My conclusion is that 2013, and the years coming after that, won’t bring you any satisfying systemic change. The continent of America will still be ruled by the federal government of the United States 20 years from now, and this federal government will still be ruled by a Chavez-like “President”. You should work on your own life, and work on personal projects with people dear to you, rather than spend your time worrying about a social change that doesn’t come. Educate yourself, earn money, start businesses, do creative things to withdraw intelligently from the system, network with likeminded friends, et caetra. The usual things. I may add: make the art of avoiding taxes a way of life. The end goal is to be able to act with all your potential when a window of opportunity for the creation of a white ethnostate opens, somewhere around 2030 or 2040. And to be able to at least have a good life if this window never opens.

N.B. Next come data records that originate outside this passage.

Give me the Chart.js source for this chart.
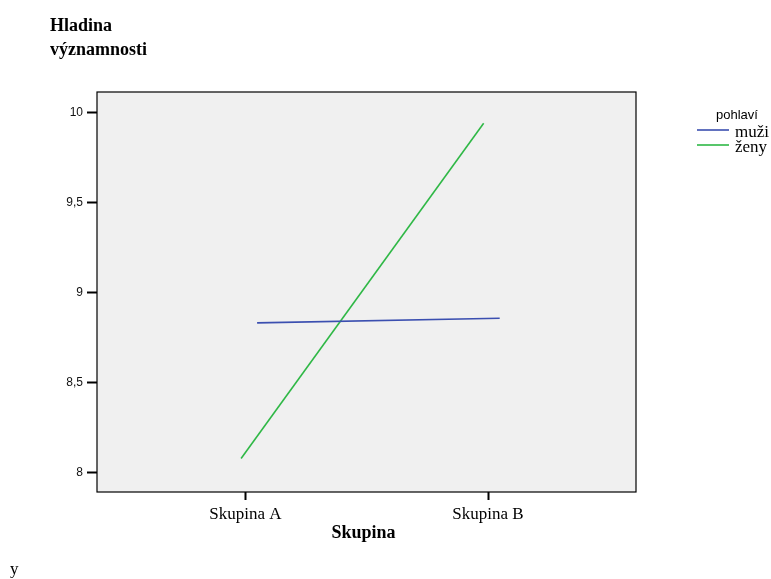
<!DOCTYPE html>
<html lang="cs">
<head>
    <meta charset="UTF-8">
    <title>Hladina významnosti - Skupina</title>
    <style>
        body {
            margin: 0;
            padding: 0;
            background-color: white;
        }
        #chart {
            display: block;
        }
    </style>
    <script src="https://cdn.jsdelivr.net/npm/chart.js"></script>
</head>
<body>
    <canvas id="chart" width="771" height="579"></canvas>

    <script>
        // data
        const categories = ['Skupina A', 'Skupina B'];
        const seriesNames = ['muži', 'ženy'];
        const muzi = [8.832, 8.858];
        const zeny = [8.078, 9.941];
        const yTicks = [8, 8.5, 9, 9.5, 10];
        const yTickLabels = ['8', '8,5', '9', '9,5', '10'];

        const colors = ['#3b4fb0', '#2fb846'];
        const shift = [0.048, -0.018]; // SPSS draws the lines slightly off the category

        const serif = '"Liberation Serif", "Times New Roman", serif';
        const sans = '"Liberation Sans", Arial, sans-serif';

        function toPoints(values, s) {
            return values.map((v, i) => ({ x: i + s, y: v }));
        }

        const framePlugin = {
            id: 'frame',
            beforeDatasetsDraw(chart) {
                const a = chart.chartArea;
                const ctx = chart.ctx;
                ctx.save();
                ctx.fillStyle = '#f0f0f0';
                ctx.fillRect(a.left, a.top, a.right - a.left, a.bottom - a.top);
                ctx.restore();
            },
            afterDraw(chart) {
                const a = chart.chartArea;
                const ctx = chart.ctx;
                ctx.save();
                ctx.strokeStyle = '#000';
                ctx.lineWidth = 1.2;
                ctx.strokeRect(a.left, a.top, a.right - a.left, a.bottom - a.top);

                ctx.fillStyle = '#000';
                ctx.textBaseline = 'alphabetic';

                // y axis title
                ctx.font = 'bold 18px ' + serif;
                ctx.textAlign = 'left';
                ctx.fillText('Hladina', 50, 31);
                ctx.fillText('významnosti', 50, 55);

                // x axis title
                ctx.textAlign = 'center';
                ctx.fillText('Skupina', (a.left + a.right) / 2 - 3, 538);

                // legend
                ctx.font = '13px ' + sans;
                ctx.textAlign = 'left';
                ctx.fillText('pohlaví', 716, 119);
                ctx.font = '17px ' + serif;
                const rows = [130, 145];
                seriesNames.forEach((name, i) => {
                    ctx.strokeStyle = colors[i];
                    ctx.lineWidth = 1.6;
                    ctx.beginPath();
                    ctx.moveTo(697, rows[i]);
                    ctx.lineTo(729, rows[i]);
                    ctx.stroke();
                    ctx.fillText(name, 735, rows[i] + 7);
                });

                // stray caption at bottom
                ctx.fillText('y', 10, 574);
                ctx.restore();
            }
        };

        new Chart(document.getElementById('chart'), {
            type: 'line',
            data: {
                datasets: [
                    {
                        label: seriesNames[0],
                        data: toPoints(muzi, shift[0]),
                        borderColor: colors[0],
                        borderWidth: 1.6,
                        pointRadius: 0,
                        tension: 0
                    },
                    {
                        label: seriesNames[1],
                        data: toPoints(zeny, shift[1]),
                        borderColor: colors[1],
                        borderWidth: 1.6,
                        pointRadius: 0,
                        tension: 0
                    }
                ]
            },
            options: {
                responsive: false,
                animation: false,
                layout: {
                    padding: { left: 0, top: 92, right: 135, bottom: 0 }
                },
                plugins: {
                    legend: { display: false },
                    tooltip: { enabled: false }
                },
                scales: {
                    x: {
                        type: 'linear',
                        min: -0.612,
                        max: 1.61,
                        afterBuildTicks(scale) {
                            scale.ticks = categories.map((c, i) => ({ value: i }));
                        },
                        afterFit(scale) {
                            scale.height = 87;
                        },
                        border: { display: false },
                        grid: {
                            drawOnChartArea: false,
                            drawTicks: true,
                            tickLength: 8,
                            tickWidth: 2,
                            tickColor: '#000'
                        },
                        ticks: {
                            padding: 4,
                            color: '#000',
                            font: { family: serif, size: 17 },
                            maxRotation: 0,
                            callback: (value) => categories[value]
                        }
                    },
                    y: {
                        min: 7.892,
                        max: 10.115,
                        afterBuildTicks(scale) {
                            scale.ticks = yTicks.map(v => ({ value: v }));
                        },
                        afterFit(scale) {
                            scale.width = 97;
                        },
                        border: { display: false },
                        grid: {
                            drawOnChartArea: false,
                            drawTicks: true,
                            tickLength: 10,
                            tickWidth: 2,
                            tickColor: '#000'
                        },
                        ticks: {
                            padding: 4,
                            color: '#111',
                            font: { family: sans, size: 12 },
                            callback: (value) => yTickLabels[yTicks.indexOf(value)]
                        }
                    }
                }
            },
            plugins: [framePlugin]
        });
    </script>
</body>
</html>
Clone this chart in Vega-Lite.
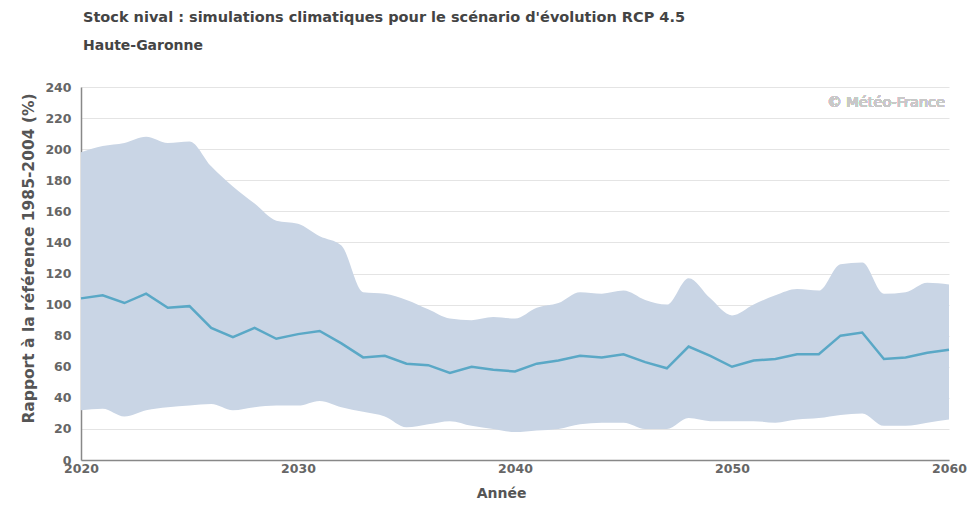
{
  "$schema": "https://vega.github.io/schema/vega-lite/v6.json",
  "width": 868,
  "height": 373,
  "autosize": {"type": "none"},
  "padding": {"left": 81, "top": 87, "right": 24, "bottom": 48},
  "background": "white",
  "title": {
    "text": "Stock nival : simulations climatiques pour le scénario d'évolution RCP 4.5",
    "subtitle": "Haute-Garonne",
    "anchor": "start",
    "frame": "group",
    "font": "DejaVu Sans",
    "fontSize": 14.5,
    "fontWeight": "bold",
    "color": "#444444",
    "subtitleFont": "DejaVu Sans",
    "subtitleFontSize": 14,
    "subtitleFontWeight": "bold",
    "subtitleColor": "#444444",
    "subtitlePadding": 14,
    "offset": 27,
    "dx": 2
  },
  "config": {
    "view": {"stroke": null},
    "axis": {
      "labelFont": "DejaVu Sans",
      "labelFontWeight": "bold",
      "labelFontSize": 12.5,
      "labelColor": "#666666",
      "titleFont": "DejaVu Sans",
      "titleFontWeight": "bold",
      "titleColor": "#555555",
      "domainColor": "#888888",
      "domainWidth": 1.5,
      "gridColor": "#e4e4e4",
      "ticks": false
    },
    "axisX": {"titleFontSize": 14, "titleX": 420, "titlePadding": 12},
    "axisY": {"titleFontSize": 15.5, "titleY": 171, "titlePadding": 8}
  },
  "data": {
    "values": [
      {"year": 2020, "low": 32, "med": 104, "high": 198},
      {"year": 2021, "low": 33, "med": 106, "high": 202},
      {"year": 2022, "low": 28, "med": 101, "high": 204},
      {"year": 2023, "low": 32, "med": 107, "high": 208},
      {"year": 2024, "low": 34, "med": 98, "high": 204},
      {"year": 2025, "low": 35, "med": 99, "high": 205},
      {"year": 2026, "low": 36, "med": 85, "high": 189},
      {"year": 2027, "low": 32, "med": 79, "high": 176},
      {"year": 2028, "low": 34, "med": 85, "high": 165},
      {"year": 2029, "low": 35, "med": 78, "high": 154},
      {"year": 2030, "low": 35, "med": 81, "high": 152},
      {"year": 2031, "low": 38, "med": 83, "high": 144},
      {"year": 2032, "low": 34, "med": 75, "high": 138},
      {"year": 2033, "low": 31, "med": 66, "high": 108},
      {"year": 2034, "low": 28, "med": 67, "high": 107},
      {"year": 2035, "low": 21, "med": 62, "high": 103},
      {"year": 2036, "low": 23, "med": 61, "high": 97},
      {"year": 2037, "low": 25, "med": 56, "high": 91},
      {"year": 2038, "low": 22, "med": 60, "high": 90},
      {"year": 2039, "low": 20, "med": 58, "high": 92},
      {"year": 2040, "low": 18, "med": 57, "high": 91},
      {"year": 2041, "low": 19, "med": 62, "high": 98},
      {"year": 2042, "low": 20, "med": 64, "high": 101},
      {"year": 2043, "low": 23, "med": 67, "high": 108},
      {"year": 2044, "low": 24, "med": 66, "high": 107},
      {"year": 2045, "low": 24, "med": 68, "high": 109},
      {"year": 2046, "low": 20, "med": 63, "high": 103},
      {"year": 2047, "low": 20, "med": 59, "high": 100},
      {"year": 2048, "low": 27, "med": 73, "high": 117},
      {"year": 2049, "low": 25, "med": 67, "high": 104},
      {"year": 2050, "low": 25, "med": 60, "high": 93},
      {"year": 2051, "low": 25, "med": 64, "high": 100},
      {"year": 2052, "low": 24, "med": 65, "high": 106},
      {"year": 2053, "low": 26, "med": 68, "high": 110},
      {"year": 2054, "low": 27, "med": 68, "high": 109},
      {"year": 2055, "low": 29, "med": 80, "high": 126},
      {"year": 2056, "low": 30, "med": 82, "high": 127},
      {"year": 2057, "low": 22, "med": 65, "high": 107},
      {"year": 2058, "low": 22, "med": 66, "high": 108},
      {"year": 2059, "low": 24, "med": 69, "high": 114},
      {"year": 2060, "low": 26, "med": 71, "high": 113}
    ]
  },
  "layer": [
    {
      "mark": {"type": "area", "color": "#c9d5e5", "interpolate": "monotone"},
      "encoding": {
        "x": {
          "field": "year",
          "type": "quantitative",
          "scale": {"domain": [2020, 2060], "nice": false},
          "axis": {
            "values": [2020, 2030, 2040, 2050, 2060],
            "format": "d",
            "grid": false,
            "title": "Année",
            "labelFlush": false,
            "labelOverlap": false,
            "labelPadding": 2
          }
        },
        "y": {
          "field": "low",
          "type": "quantitative",
          "scale": {"domain": [0, 240], "nice": false},
          "axis": {
            "values": [0, 20, 40, 60, 80, 100, 120, 140, 160, 180, 200, 220, 240],
            "labelOverlap": false,
            "title": "Rapport à la référence 1985-2004 (%)",
            "labelPadding": 10
          }
        },
        "y2": {"field": "high"}
      }
    },
    {
      "mark": {"type": "line", "color": "#5aa8c6", "strokeWidth": 2.5},
      "encoding": {
        "x": {
          "field": "year",
          "type": "quantitative",
          "axis": {
            "values": [2020, 2030, 2040, 2050, 2060],
            "format": "d",
            "grid": false,
            "title": "Année",
            "labelFlush": false,
            "labelOverlap": false,
            "labelPadding": 2
          }
        },
        "y": {
          "field": "med",
          "type": "quantitative",
          "axis": {
            "values": [0, 20, 40, 60, 80, 100, 120, 140, 160, 180, 200, 220, 240],
            "labelOverlap": false,
            "title": "Rapport à la référence 1985-2004 (%)",
            "labelPadding": 10
          }
        }
      }
    },
    {
      "mark": {"type": "text", "align": "right", "baseline": "middle", "dx": -4, "font": "DejaVu Sans", "fontSize": 14.5, "color": "#c8c8c8"},
      "encoding": {
        "x": {
          "datum": 2060,
          "type": "quantitative",
          "axis": {
            "values": [2020, 2030, 2040, 2050, 2060],
            "format": "d",
            "grid": false,
            "title": "Année",
            "labelFlush": false,
            "labelOverlap": false,
            "labelPadding": 2
          }
        },
        "y": {
          "datum": 230,
          "type": "quantitative",
          "axis": {
            "values": [0, 20, 40, 60, 80, 100, 120, 140, 160, 180, 200, 220, 240],
            "labelOverlap": false,
            "title": "Rapport à la référence 1985-2004 (%)",
            "labelPadding": 10
          }
        },
        "text": {"value": "© Météo-France"}
      }
    }
  ]
}
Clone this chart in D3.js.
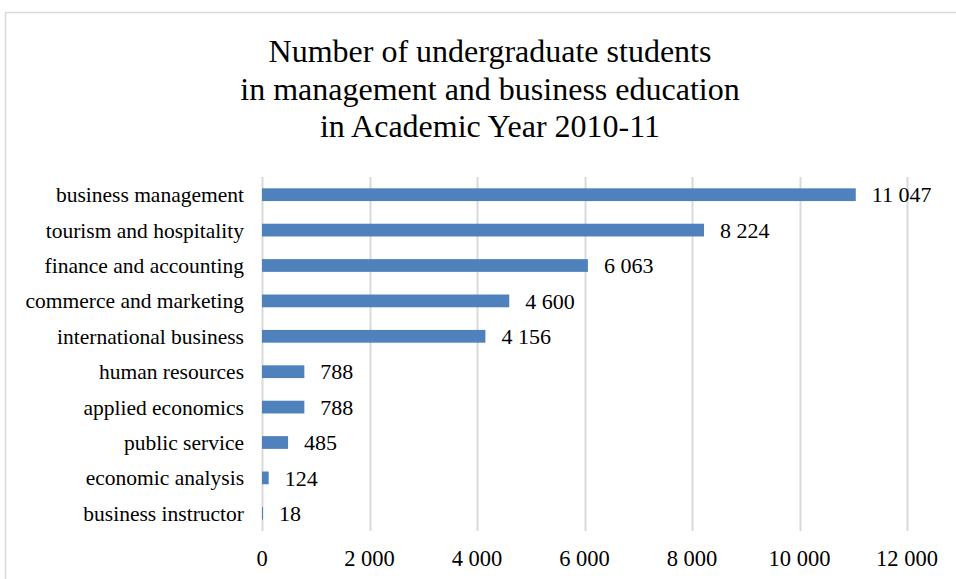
<!DOCTYPE html>
<html>
<head>
<meta charset="utf-8">
<script src="https://cdn.jsdelivr.net/npm/d3@7"></script>
<style>
  body { margin: 0; background: #fff; }
  svg text { font-family: "Liberation Serif", "Times New Roman", serif; fill: #000; }
</style>
</head>
<body>
<svg id="chart" width="956" height="579"></svg>
<script>
var categories = ["business management", "tourism and hospitality", "finance and accounting",
  "commerce and marketing", "international business", "human resources",
  "applied economics", "public service", "economic analysis", "business instructor"];
var students = [11047, 8224, 6063, 4600, 4156, 788, 788, 485, 124, 18];
var xTicks = [0, 2000, 4000, 6000, 8000, 10000, 12000];
var titleLines = ["Number of undergraduate students",
  "in management and business education",
  "in Academic Year 2010-11"];

var locale = d3.formatLocale({ decimal: ".", thousands: " ", grouping: [3], currency: ["", ""] });
var fmt = locale.format(",d");

var svg = d3.select("#chart");

// chart frame
svg.append("rect")
  .attr("x", 5.5).attr("y", 12.5)
  .attr("width", 1000).attr("height", 700)
  .attr("fill", "none").attr("stroke", "#d9d9d9").attr("stroke-width", 1.5);

var x = d3.scaleLinear().domain([0, 12000]).range([262, 907]);
var y = d3.scaleBand().domain(categories).range([177, 531]).paddingInner(0.64).paddingOuter(0.32);

// title
svg.append("g").selectAll("text")
  .data(titleLines)
  .enter().append("text")
  .attr("x", 490)
  .attr("y", function(d, i) { return 62 + i * 37.5; })
  .attr("text-anchor", "middle")
  .style("font-size", "32px")
  .text(function(d) { return d; });

// gridlines
svg.append("g").selectAll("line")
  .data(xTicks)
  .enter().append("line")
  .attr("x1", function(d) { return Math.round(x(d)) + 0.5; })
  .attr("x2", function(d) { return Math.round(x(d)) + 0.5; })
  .attr("y1", 177).attr("y2", 531)
  .attr("stroke", "#d9d9d9").attr("stroke-width", 2);

// x axis labels
svg.append("g").selectAll("text")
  .data(xTicks)
  .enter().append("text")
  .attr("x", function(d) { return x(d); })
  .attr("y", 566)
  .attr("text-anchor", "middle")
  .style("font-size", "22.5px")
  .text(function(d) { return fmt(d); });

// bars
svg.append("g").selectAll("rect")
  .data(students)
  .enter().append("rect")
  .attr("x", x(0))
  .attr("y", function(d, i) { return y(categories[i]); })
  .attr("width", function(d) { return x(d) - x(0); })
  .attr("height", y.bandwidth())
  .attr("fill", "#4f81bd");

// value labels
svg.append("g").selectAll("text")
  .data(students)
  .enter().append("text")
  .attr("x", function(d) { return x(d) + 16; })
  .attr("y", function(d, i) { return y(categories[i]) + y.bandwidth() / 2; })
  .attr("dy", "0.35em")
  .style("font-size", "22px")
  .text(function(d) { return fmt(d); });

// category labels
svg.append("g").selectAll("text")
  .data(categories)
  .enter().append("text")
  .attr("x", 244)
  .attr("y", function(d) { return y(d) + y.bandwidth() / 2; })
  .attr("dy", "0.35em")
  .attr("text-anchor", "end")
  .style("font-size", "21.5px")
  .text(function(d) { return d; });
</script>
</body>
</html>
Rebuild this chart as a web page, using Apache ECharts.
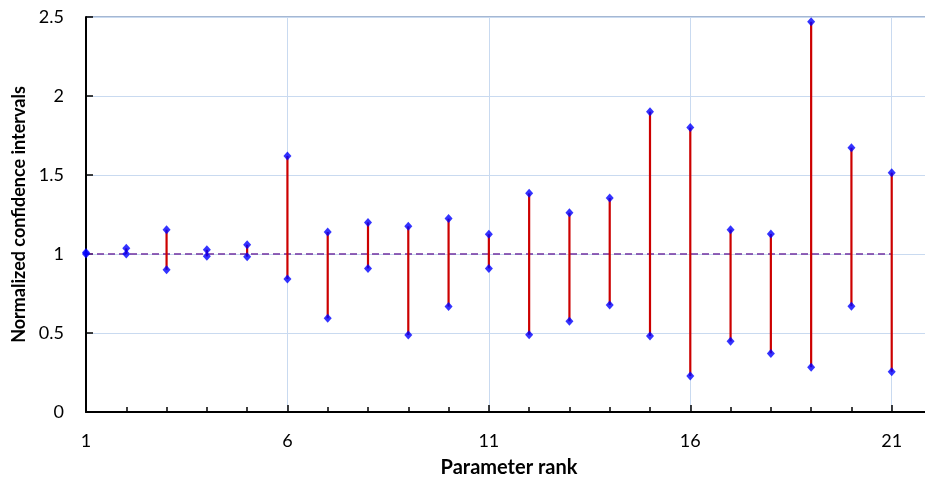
<!DOCTYPE html>
<html><head><meta charset="utf-8">
<script src="https://cdn.jsdelivr.net/npm/echarts@6/dist/echarts.min.js"></script>
<style>html,body{margin:0;padding:0;background:#fff}#c{width:925px;height:479px}</style>
</head><body><div id="c"></div>
<script>
var ranks = [1,2,3,4,5,6,7,8,9,10,11,12,13,14,15,16,17,18,19,20,21];
var lower = [1.00,1.00,0.90,0.985,0.983,0.842,0.593,0.909,0.487,0.667,0.909,0.489,0.574,0.677,0.481,0.228,0.447,0.371,0.283,0.669,0.255];
var upper = [1.01,1.036,1.154,1.027,1.059,1.62,1.139,1.20,1.175,1.224,1.125,1.384,1.261,1.354,1.901,1.80,1.154,1.127,2.47,1.673,1.515];
var refLine = [[1,1],[21,1]];
var yTicks = [0,0.5,1,1.5,2,2.5];

var font = 'Lato';
var chart = echarts.init(document.getElementById('c'), null, {renderer:'canvas'});
var segData = ranks.map(function(r,i){return [r, lower[i], upper[i]];});
var pts = [];
ranks.forEach(function(r,i){pts.push([r, lower[i]]); pts.push([r, upper[i]]);});

chart.setOption({
  animation:false,
  backgroundColor:'#fff',
  grid:{left:86, top:17, width:846, height:395, outerBoundsMode:'none', containLabel:false, show:true, borderColor:'#4a6fa5', borderWidth:1, backgroundColor:'transparent'},
  xAxis:{
    type:'value', min:1, max:22, interval:5,
    name:'Parameter rank', nameLocation:'middle', nameGap:46,
    nameTextStyle:{fontFamily:font, fontWeight:'bold', fontSize:20, color:'#000'},
    axisLine:{show:true, lineStyle:{color:'#000', width:2}},
    axisTick:{show:true, inside:true, length:7, lineStyle:{color:'#000', width:1.5}},
    minorTick:{show:true, splitNumber:5, length:5, lineStyle:{color:'#000', width:1.5}},
    axisLabel:{fontFamily:font, fontSize:18, color:'#000', margin:20, showMaxLabel:false},
    splitLine:{show:true, lineStyle:{color:'#c9daf0', width:1}},
    minorSplitLine:{show:false}
  },
  yAxis:{
    type:'value', min:yTicks[0], max:yTicks[yTicks.length-1], interval:0.5,
    name:'Normalized confidence intervals', nameLocation:'middle', nameGap:56,
    nameTextStyle:{fontFamily:font, fontWeight:'bold', fontSize:18, color:'#000'},
    axisLine:{show:true, lineStyle:{color:'#000', width:2}},
    axisTick:{show:true, inside:true, length:7, lineStyle:{color:'#000', width:1.5}},
    axisLabel:{fontFamily:font, fontSize:18, color:'#000', margin:22},
    splitLine:{show:true, lineStyle:{color:'#c9daf0', width:1}}
  },
  series:[
    {type:'line', data:refLine, symbol:'none', lineStyle:{color:'#7030a0', width:1.5, type:[7,4]}, z:2, silent:true},
    {type:'custom', data:segData, z:3, renderItem:function(params, api){
        var p1 = api.coord([api.value(0), api.value(1)]);
        var p2 = api.coord([api.value(0), api.value(2)]);
        return {type:'line', shape:{x1:p1[0], y1:p1[1], x2:p2[0], y2:p2[1]}, style:{stroke:'#cc0000', lineWidth:2.2}};
      }, encode:{x:0, y:[1,2]}},
    {type:'scatter', data:pts, symbol:'diamond', symbolSize:[8,9], itemStyle:{color:'#0000ff'}, z:4}
  ]
});
</script></body></html>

A fine essay, Jef. You do great work; everyone here does. One of my resolutions is disconnecting from Internet activities for six months. I want to see what kind of impact it has on my productivity. I’m turning in my smart phone, I-pad, and home Internet connection, and I’m uninstalling the network/WiFi components on my laptops so there is no way to connect in coffee shops or wifi spots. CC is among a very small handful of sites I visit where I don’t leave feeling like I just wasted a few minutes of my time. The mainstream media is a joke. The facts and particulars change; the interpretative framework never does. The subject doesn’t matter. If you’ve read one story, you’ve read them all. It has been that way for a long time now. Among other things, I want to make some headway in my long neglected dead tree book pile.
I suggest we start a column like this every January in which Counter-Current members can declare their White Nationalist resolutions for the coming year. Make it a Counter-Currents tradition.
1. Defer to my husband more often and if at all possible. ( trust me this is a big big thing for me). 2. Buy and drink less fancy coffee. 3. Finish my craft projects before I start a new one. 4. Cook or bake a totally new dish at least once a month. 5. Learn a new German word every day. 6. Be more strict about my homeschool program with Dresden.